Trump: Heck, maybe I'll just call a national emergency to fund the wall
In a press conference yesterday, President Trump tossed out two tasty nuggets regarding the ongoing government kinda-sorta shutdown and the border wall.
One: After a closed-door meeting between the president and Democrat higher-ups, Senate minority leader Chuck Schumer ran crying to the media, tattling that Trump said "he'd keep the government closed for a very long period of time, months or even years." Reporters then flocked to Trump, doubtless hoping for shamefaced equivocation.
Trump later confirmed in the Rose Garden, "Absolutely I said that," while clarifying he hopes the partial shutdown doesn't last more than a few more days. He said it could be opened "very quickly" if they come to an agreement on the wall.
Two:
"We can call a national emergency [to build a border wall] because of the security of our country," Trump told reporters in the Rose Garden, during a lengthy and impromptu press conference.
"I may do it," he said, before adding, "If we can do it through a negotiated process, we're giving it a shot."
The Washington Post exemplifies the tenor of the MSM reaction, shrieking about "a rambling hour long news conference" and "little empathy" from the president for the Transportation Security Administration. Seriously, the WaPo assigned three whole reporters to sob to Americans over the grope-happy TSA:
Real-life consequences of the shutdown are already beginning to seep in. In one example Friday, union leaders said hundreds of Transportation Safety Administration workers at major airports nationwide are off the job because they can't afford to get to work, although a TSA spokesman said the absences aren't enough to affect airport security operations. Millions of Americans also face delayed tax refunds and cuts to food stamps if the standoff drags into February.
This is the best they can do to frame a "shutdown apocalypse" narrative: airport security operating as normal and the prospect of some people maybe perhaps possibly "facing" "delayed" tax refunds – which is to say the government will hold the people's money hostage, interest-free, for even longer, or else hold off on sending out Earned Income Tax Credit welfare giveaways.
Trump's "national emergency" comment looks like an offhand remark. As an indicator of practical policy, it probably doesn't mean much. But it speaks volumes about Trump's superior understanding of the country's political landscape, inextricably intertwined with its entertainment landscape.
Here are three things Trump understands about most Americans that the exploding-head liberal media don't:
1. They want the wall built. Brian Kolfage's "build the wall" GoFundMe is pushing $20 million.
2. They love the spectacle and the drama of Trump's barbs and zingers. "Civility" is something for thickly bespectacled pajama boys and NeverTrump thumb-suckers to obsess over.
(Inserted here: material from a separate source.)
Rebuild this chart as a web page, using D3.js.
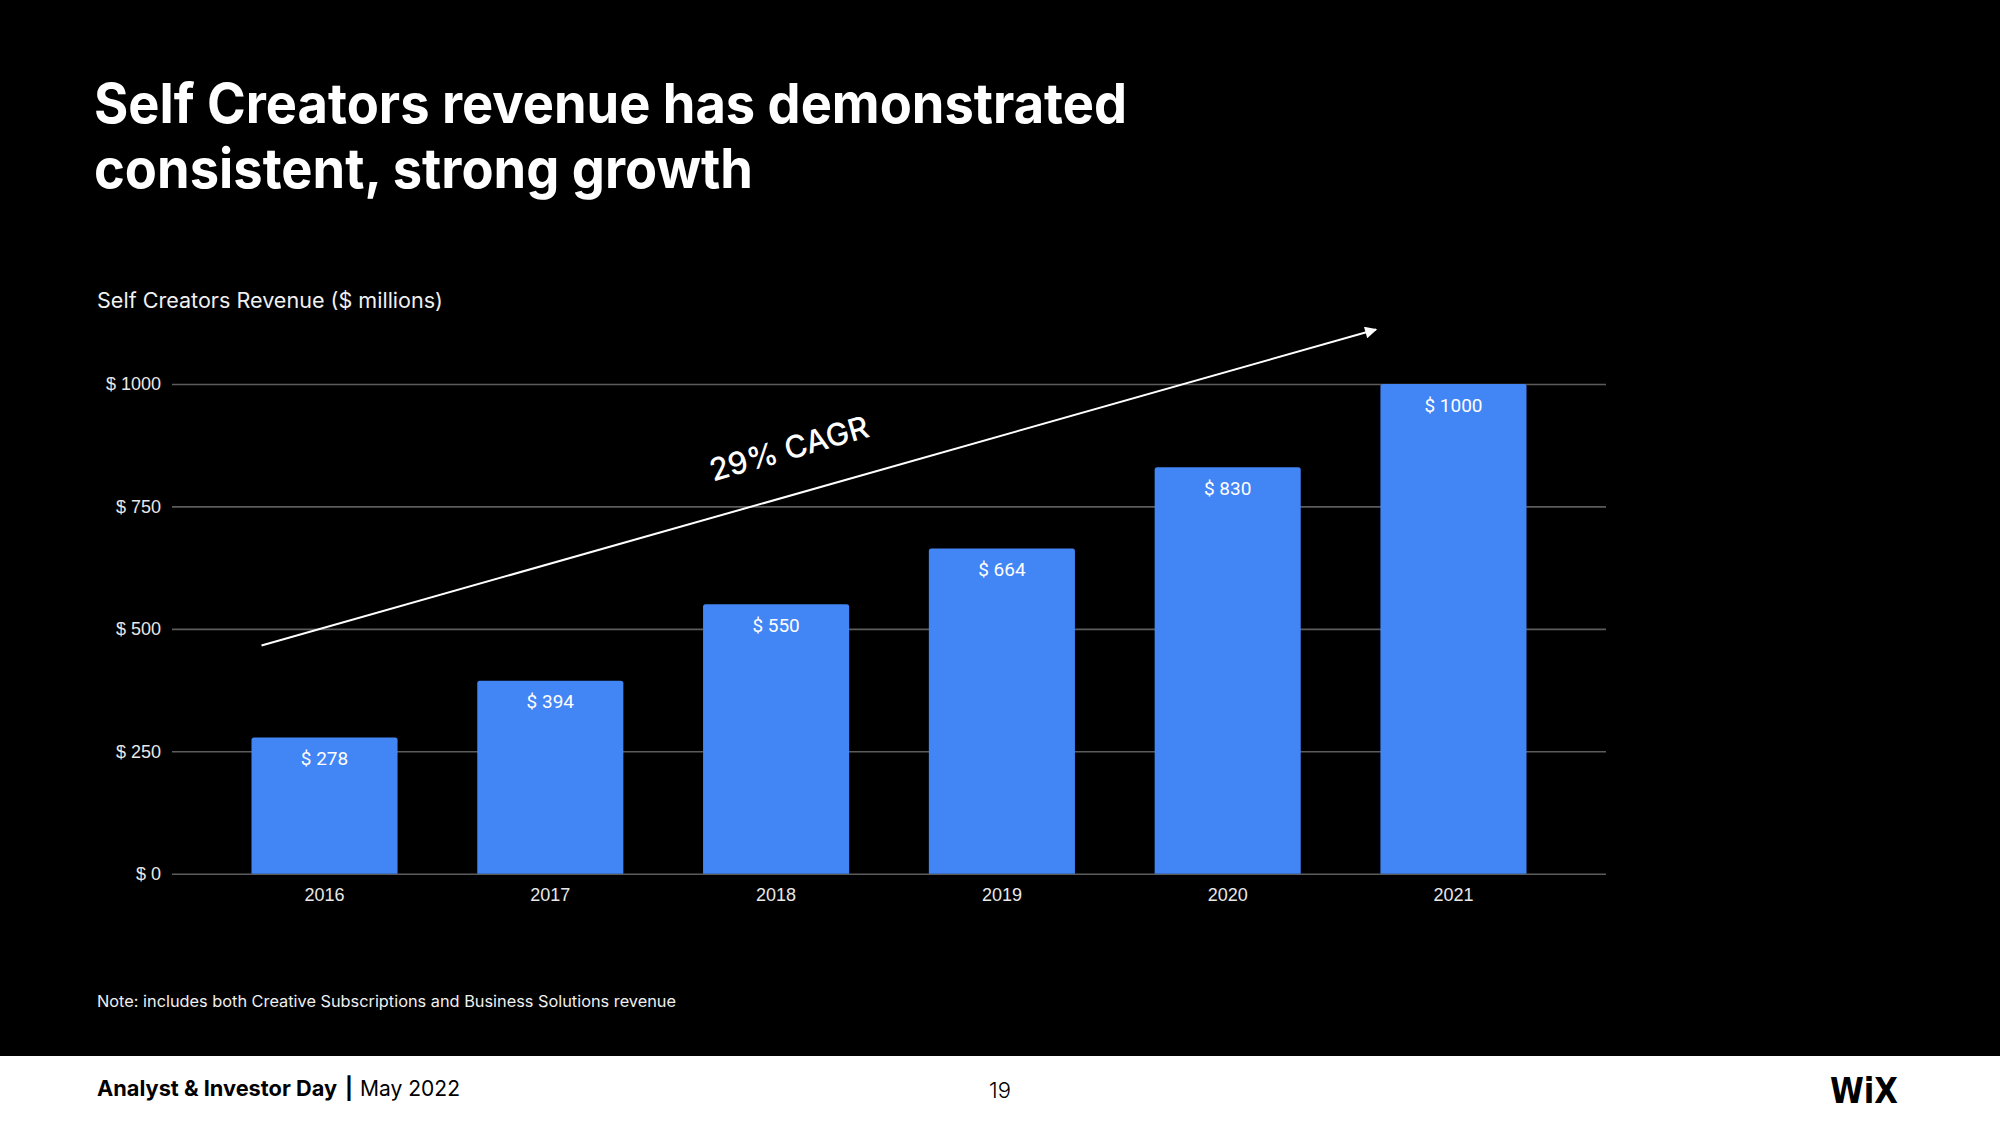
<!DOCTYPE html>
<html>
<head>
<meta charset="utf-8">
<script src="https://cdn.jsdelivr.net/npm/d3@7"></script>
<style>
  html, body { margin: 0; padding: 0; background: #000; }
  svg { display: block; }
</style>
</head>
<body>
<svg id="chart" width="2000" height="1125"></svg>
<script>
const years = ["2016", "2017", "2018", "2019", "2020", "2021"];
const revenue = [278, 394, 550, 664, 830, 1000];
const tickValues = [0, 250, 500, 750, 1000];
const titleLines = ["Self Creators revenue has demonstrated", "consistent, strong growth"];
const subtitle = "Self Creators Revenue ($ millions)";
const note = "Note: includes both Creative Subscriptions and Business Solutions revenue";
const cagrLabel = "29% CAGR";

const svg = d3.select("#chart");
const W = 2000, H = 1125;

svg.append("rect").attr("width", W).attr("height", H).attr("fill", "#000");

// Title
const title = svg.append("text")
  .attr("fill", "#fff")
  .attr("font-family", "Inter, 'Open Sans', sans-serif")
  .attr("font-weight", 700)
  .attr("font-size", 55);
title.append("tspan").attr("x", 94).attr("y", 123).text(titleLines[0])
  .attr("textLength", 1033).attr("lengthAdjust", "spacingAndGlyphs");
title.append("tspan").attr("x", 94).attr("y", 188).text(titleLines[1])
  .attr("textLength", 659).attr("lengthAdjust", "spacingAndGlyphs");

// Subtitle
svg.append("text")
  .attr("x", 97).attr("y", 308)
  .attr("fill", "#f0f0f0")
  .attr("font-family", "Inter, 'Open Sans', sans-serif")
  .attr("font-weight", 400)
  .attr("font-size", 21)
  .attr("textLength", 346).attr("lengthAdjust", "spacingAndGlyphs")
  .text(subtitle);

// Scales
const x = d3.scaleBand().domain(years).range([172, 1606]).paddingInner(0.353).paddingOuter(0.352);
const y = d3.scaleLinear().domain([0, 1000]).range([873.7, 384]);

// Gridlines
const yAxis = d3.axisLeft(y).tickValues(tickValues).tickSize(-(1606 - 172)).tickPadding(11)
  .tickFormat(d => "$ " + d);
const gy = svg.append("g").attr("transform", "translate(172,0)").call(yAxis);
gy.select(".domain").remove();
gy.selectAll(".tick line").attr("stroke", "#5c5c5c").attr("stroke-width", 1.6);
gy.selectAll(".tick text")
  .attr("fill", "#e8e8e8")
  .attr("font-family", "Arial, 'Liberation Sans', sans-serif")
  .attr("font-size", 18);

// Bars
svg.append("g").selectAll("path").data(revenue).join("path")
  .attr("fill", "#4285f4")
  .attr("d", (d, i) => {
    const x0 = x(years[i]), w = x.bandwidth(), y0 = y(d), y1 = y(0), r = 2.5;
    return `M${x0},${y1}V${y0 + r}Q${x0},${y0} ${x0 + r},${y0}H${x0 + w - r}Q${x0 + w},${y0} ${x0 + w},${y0 + r}V${y1}Z`;
  });

// Bar labels
svg.append("g").selectAll("text").data(revenue).join("text")
  .attr("x", (d, i) => x(years[i]) + x.bandwidth() / 2)
  .attr("y", d => y(d) + 27.5)
  .attr("text-anchor", "middle")
  .attr("fill", "#fff")
  .attr("font-family", "Roboto, Arial, sans-serif")
  .attr("font-size", 19)
  .text(d => "$ " + d);

// X axis labels
const xAxis = d3.axisBottom(x).tickSize(0).tickPadding(0);
const gx = svg.append("g").attr("transform", "translate(0,873.7)").call(xAxis);
gx.select(".domain").remove();
gx.selectAll(".tick text")
  .attr("fill", "#e8e8e8")
  .attr("font-family", "Arial, 'Liberation Sans', sans-serif")
  .attr("font-size", 18)
  .attr("dy", null)
  .attr("y", 27.3);

// CAGR arrow
const defs = svg.append("defs");
defs.append("marker").attr("id", "arrow")
  .attr("viewBox", "0 0 10 10").attr("refX", 9).attr("refY", 5)
  .attr("markerWidth", 7).attr("markerHeight", 6).attr("markerUnits", "strokeWidth")
  .attr("orient", "auto")
  .append("path").attr("d", "M0,0L10,5L0,10Z").attr("fill", "#fff");

svg.append("line")
  .attr("x1", 261.5).attr("y1", 645.5)
  .attr("x2", 1376).attr("y2", 329.5)
  .attr("stroke", "#fff").attr("stroke-width", 2)
  .attr("marker-end", "url(#arrow)");

svg.append("text")
  .attr("transform", "translate(792,459) rotate(-16)")
  .attr("text-anchor", "middle")
  .attr("fill", "#fff")
  .attr("font-family", "Inter, 'Open Sans', sans-serif")
  .attr("font-weight", 500)
  .attr("font-size", 31)
  .text(cagrLabel);

// Note
svg.append("text")
  .attr("x", 97).attr("y", 1007)
  .attr("fill", "#f0f0f0")
  .attr("font-family", "Inter, 'Open Sans', sans-serif")
  .attr("font-size", 15.5)
  .attr("textLength", 579).attr("lengthAdjust", "spacingAndGlyphs")
  .text(note);

// Footer
svg.append("rect").attr("x", 0).attr("y", 1056).attr("width", W).attr("height", H - 1056).attr("fill", "#fff");

const ft = svg.append("text").attr("y", 1096).attr("fill", "#000")
  .attr("font-family", "Inter, 'Open Sans', sans-serif").attr("font-size", 21.5);
ft.append("tspan").attr("x", 97).attr("font-weight", 700).text("Analyst & Investor Day")
  .attr("textLength", 240).attr("lengthAdjust", "spacingAndGlyphs");
ft.append("tspan").attr("x", 345).attr("font-weight", 700).text("|");
ft.append("tspan").attr("x", 360).attr("font-weight", 400).text("May 2022")
  .attr("textLength", 100).attr("lengthAdjust", "spacingAndGlyphs");

svg.append("text")
  .attr("x", 1000).attr("y", 1098)
  .attr("text-anchor", "middle")
  .attr("fill", "#000")
  .attr("font-family", "Inter, 'Open Sans', sans-serif")
  .attr("font-weight", 300)
  .attr("font-size", 22)
  .text("19");

svg.append("text")
  .attr("x", 1830).attr("y", 1103)
  .attr("fill", "#000")
  .attr("font-family", "'DejaVu Sans Condensed', 'DejaVu Sans', sans-serif")
  .attr("font-weight", 700)
  .attr("font-size", 36)
  .attr("textLength", 68).attr("lengthAdjust", "spacingAndGlyphs")
  .text("WiX");
</script>
</body>
</html>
The rest of the country is pulling the popcorn out of the microwave.
3. A partial shutdown simply does not bother most Americans. It takes tremendous tone-deafness to fret to the heartland over how the USA will ever function without the TSA or the IRS. For most people, a government at 75 percent capacity is a Christmas present.
Thomas Lifson made the point yesterday that an eternal shutdown will hurt Democrats much more than Republicans, as the hold on paychecks for federal workers, a major Dem constituency, becomes unbearable. Lifson speculates, astutely, that Trump knows this. With Schumer and Pelosi backed up against the wall, Trump can say any inflammatory thing he wants to. Hysterical shriekers like the three stooges at the Washington Post will lavish him with free air time, and red America will lap it up and beg the president for more.
Republicans could have pulled similar results out of Obama's shutdown in 2013, wherein the Light-Bringer blocked World War II veterans from their own open-air memorial in order to preserve massive forced taxpayer subsidies for the dismemberment of human children. But they didn't have the stones, and the media ran roughshod over them.
Trump's departure from the spineless, bland, pinkies-out Republican status quo is a delight to watch. It's also a national emergency for once-complacent Democrats.